The bloodbath is a chilling copycat of a 25-year-old
Batman comic strip which features a deranged gunman opening fire in a cinema.
In the second issue of The Dark Knight Returns, written by
Frank Miller - the creative mind behind Sin City and 300 - gunman Arnold Crimp
opens fire in a pornographic theatre, killing three people, after listening to
Led Zepplin's classic track 'Stairway to Heaven.'
Text from the page reads: 'Arnold Crimp fingers the
cold steel thing in his pocket and stares at the movie marquee and does not
throw up.
'He thinks about Led Zeppelin and how they are trying
to kill him.
'He had not known about Led Zeppelin until Father Don
on TV had explained it last night.
'Father Don said that Led Zeppelin hid a prayer to
Satan in their song Stairway to Heaven.
'They hid it very well. They recorded it backwards.
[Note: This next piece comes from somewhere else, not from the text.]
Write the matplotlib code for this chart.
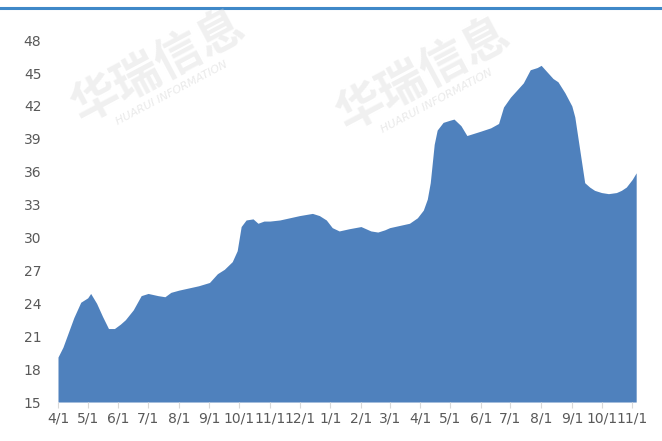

'Arnold Crimp took the album from the record store
where he worked until they fired him this afternoon and transferred Stairway to Heaven to tape.
'Then he played the tape backwards. He played it
forty-seven times until he was absolutely certain that Father Don was
right.'
Crimp then walks into a cinema, which is screening a
pornographic film called My Sweet Satan, and opens fire.
Holmes motives behind the massacre are unknown, but if he
was a fan of the Batman comics, then he may well have read the issue featuring
Crimp's killing-spree.
The comic itself is still in print, and on Friday it
was available in several Waterstones' book shops, priced £12.99.